> **Your instructions**
Omit all pictures. Copy the rest of the material exactly.

> **Given data**
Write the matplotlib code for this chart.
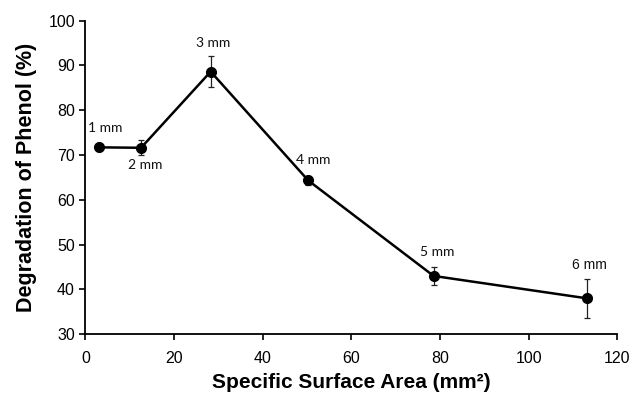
import matplotlib
matplotlib.use("Agg")
import matplotlib.pyplot as plt

# specific surface area (mm2) vs phenol degradation (%)
area = [3.14, 12.57, 28.27, 50.27, 78.54, 113.10]
degradation = [71.7, 71.6, 88.6, 64.3, 43.0, 38.0]
err = [0.4, 1.7, 3.5, 1.0, 2.1, 4.3]
labels = ["1 mm", "2 mm", "3 mm", "4 mm", "5 mm", "6 mm"]
# label offsets in pixels from each point
offsets = [(6, 19), (4, -17), (2, 29), (5, 20), (4, 24), (3, 33)]

plt.rcParams['font.family'] = ['Liberation Sans', 'DejaVu Sans']

fig = plt.figure(figsize=(6.32, 3.95), dpi=100)
ax = fig.add_axes([0.135, 0.154, 0.842, 0.794])

ax.errorbar(area, degradation, yerr=err, color='black', linewidth=1.8,
            marker='o', markersize=7, ecolor='#222222', elinewidth=0.9,
            capsize=2.5, capthick=0.9)

for i in range(len(labels)):
    fam = 'Liberation Sans' if i == 5 else 'Lato'
    ax.annotate(labels[i], (area[i], degradation[i]), xytext=offsets[i],
                textcoords='offset pixels', ha='center', va='center',
                fontsize=10, family=fam, color='#111111')

ax.set_xlim(0, 120)
ax.set_ylim(30, 100)
ax.set_xticks(range(0, 121, 20))
ax.set_yticks(range(30, 101, 10))
ax.spines['top'].set_visible(False)
ax.spines['right'].set_visible(False)
ax.spines['left'].set_linewidth(1.3)
ax.spines['bottom'].set_linewidth(1.3)
ax.tick_params(direction='out', length=4, width=1.2, labelsize=11.5, colors='black')
ax.tick_params(axis='x', pad=8)

ax.set_xlabel('Specific Surface Area (mm²)', fontsize=15, fontweight='bold', labelpad=5)
ax.set_ylabel('Degradation of Phenol (%)', fontsize=15.5, fontweight='bold', labelpad=8)

plt.savefig('out.png', dpi=100)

> **Solution to the problem**
Write the matplotlib code for this chart.
import matplotlib
matplotlib.use("Agg")
import matplotlib.pyplot as plt

# specific surface area (mm2) vs phenol degradation (%)
area = [3.14, 12.57, 28.27, 50.27, 78.54, 113.10]
degradation = [71.7, 71.6, 88.6, 64.3, 43.0, 38.0]
err = [0.4, 1.7, 3.5, 1.0, 2.1, 4.3]
labels = ["1 mm", "2 mm", "3 mm", "4 mm", "5 mm", "6 mm"]
# label offsets in pixels from each point
offsets = [(6, 19), (4, -17), (2, 29), (5, 20), (4, 24), (3, 33)]

plt.rcParams['font.family'] = ['Liberation Sans', 'DejaVu Sans']

fig = plt.figure(figsize=(6.32, 3.95), dpi=100)
ax = fig.add_axes([0.135, 0.154, 0.842, 0.794])

ax.errorbar(area, degradation, yerr=err, color='black', linewidth=1.8,
            marker='o', markersize=7, ecolor='#222222', elinewidth=0.9,
            capsize=2.5, capthick=0.9)

for i in range(len(labels)):
    fam = 'Liberation Sans' if i == 5 else 'Lato'
    ax.annotate(labels[i], (area[i], degradation[i]), xytext=offsets[i],
                textcoords='offset pixels', ha='center', va='center',
                fontsize=10, family=fam, color='#111111')

ax.set_xlim(0, 120)
ax.set_ylim(30, 100)
ax.set_xticks(range(0, 121, 20))
ax.set_yticks(range(30, 101, 10))
ax.spines['top'].set_visible(False)
ax.spines['right'].set_visible(False)
ax.spines['left'].set_linewidth(1.3)
ax.spines['bottom'].set_linewidth(1.3)
ax.tick_params(direction='out', length=4, width=1.2, labelsize=11.5, colors='black')
ax.tick_params(axis='x', pad=8)

ax.set_xlabel('Specific Surface Area (mm²)', fontsize=15, fontweight='bold', labelpad=5)
ax.set_ylabel('Degradation of Phenol (%)', fontsize=15.5, fontweight='bold', labelpad=8)

plt.savefig('out.png', dpi=100)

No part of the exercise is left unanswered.